“Hamas no longer has cyber capabilities after our strike”
There appears to be a ceasefire, or at least pause in fighting, in the current Gaza conflict.
Hamas and Iranian-controlled Islamic Jihad launched over 600 rockets killing several Israeli civilians. The rockets were launched mostly from civilian locations in Gaza towards civilian locations in Israel.
Israel retaliated with attacks on terror installations, mostly empty buildings, with the exception of a targeted hit on the Hamas commander who coordinated Iranian funding. Anti-Israel congresswomen Ilhan Omar and Rashida Tlaib both blamed Israel for the conflict.
There are many recriminations in Israel that Israel did not take more forceful action to topple Hamas and other terror groups. This does appear to fit a pattern whereby Hamas uses rocket fire and other attacks (such as the violent border riots controlled by Hamas) to extract concessions from Israel.

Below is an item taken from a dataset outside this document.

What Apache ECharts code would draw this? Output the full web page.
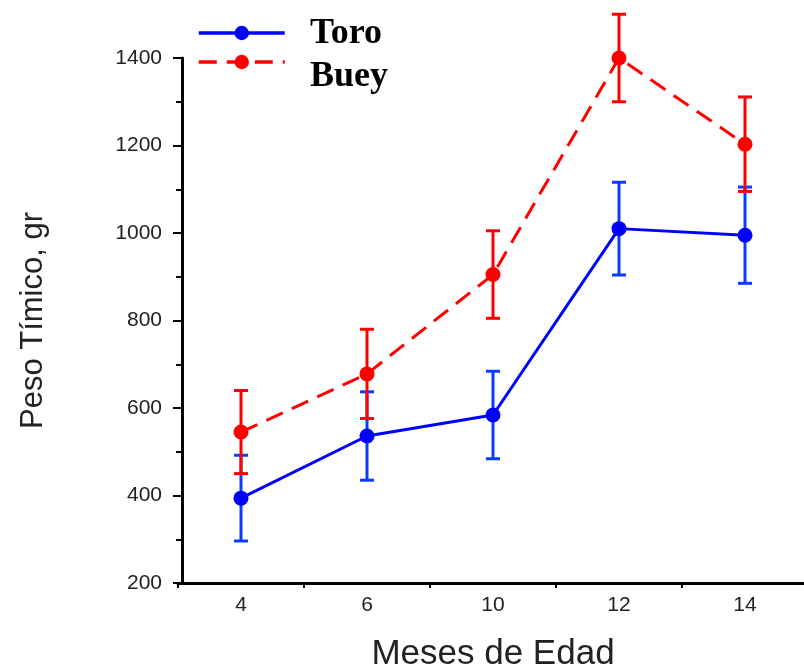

Why would Israel seemingly capitulate to this extortion-by-rocket? I have a strong feeling that Israeli Prime Minister Benjamin Netanyahu is keeping his eye on the larger ball, which is Iran and Hezbollah in the north, and didn’t want to get bogged down with Hamas and Islamic Jihad in the south.
This view is supported by the announcement that the U.S. is increasing both land- and sea-based military assets in the Persian Gulf region anticipating an Iranian or Iranian-proxy attack on U.S. and allied forces as oil sanctions cripple the Iranian economy. The Gaza conflict, in which the Iranian-controlled Islamic Jihad played a key role, likely was an Iranian diversion to keep Israeli military assets tied down during the bigger conflict to come.
Netanyahu didn’t take the bait. Only time will tell if this was the right decision.
Amidst the rocket fire and retaliatory strikes, one retaliatory strike stands out, Israel’s destruction of the Hamas cyber command center.
During the rocket attacks, Hamas launched a cyber attack on Israel. We don’t know the details of what they were attacking, but it likely was much more important than defacing websites. Israel not only stopped the cyber attack with its own cyber assets, but launched an attack on the building in which Hamas’ cyber command was located.
The Times of Israel reports:
The Israeli military said its soldiers thwarted a cyber attack by the Hamas terror group over the weekend, without elaborating on the nature or target of the offensive.
The Israel Defense Forces said once the digital threat was neutralized, fighter jets destroyed the building housing the headquarters of the terror group’s cyber unit.
“Hamas no longer has cyber capabilities after our strike,” IDF spokesperson Ronen Manelis told reporters….
The commander of the IDF’s Cyber Division, who can only be identified by his rank and first Hebrew letter of his name, Brig. Gen. “Dalet,” would only say that the cyber attack occurred Saturday and was aimed at “harming the quality of life of Israeli citizens.”
The military said much of the information about the attempted attack cannot be published as it might reveal to Hamas details about Israel’s cyber capabilities.
The IDF released video of the attack:
From the image of the building after the attack, released by the IDF, it’s pretty obvious that Hamas located the cyber command center in a civilian building.That is typical for Hamas, which we have documented uses civilians as human shields, Remember, Hamas hides behind civilians and international media will try to cover it up.
While the U.S. has targeted ISIS operative involved in cyberwarfare in the past, this appears to be the first real-time military attack on a cyber command center, according to The Verge:
The Israel Defense Force says that it stopped an attempted cyber attack launched by Hamas over the weekend, and retaliated with an airstrike against the building where it says the attack originated from in Gaza. It’s believed to be the first time that a military has retaliated with physical violence in real time against a cyberattack….
What’s novel about this particular incident is that it appears to be the first time that a military has met a cyberattack with a real-world response during an ongoing battle. As ZDNet’s Catalin Cimpanu points out, the US targeted a member of ISIS back in 2015 after he released US service member records online, but that attack didn’t occur in real-time. “Israel’s response against Hamas marks the first time that a country has reacted with immediate military force to a cyber-attack in an active conflict,” Cimpanu writes.
The Verge asks whether the attack was appropriate:
Given that the IDF admitted that it had halted the attack prior to the airstrike, the question is now whether or not the response was appropriate.
Considering that the Hamas target likely was Israeli infrastructure and/or military assets, it certainly does seem appropriate and proportionate to the threat.
Israel could have leveled the entire building. But from the photo it’s clear that only the floors in question were hit. Also, it’s very likely that Israel sent warnings to civilians in the building — via cell phones and the so-called roof tap — to evacuate. That meant that civilians were spared, but so were the Hamas cyver operatives, who live to hack another day even if their command center was destroyed.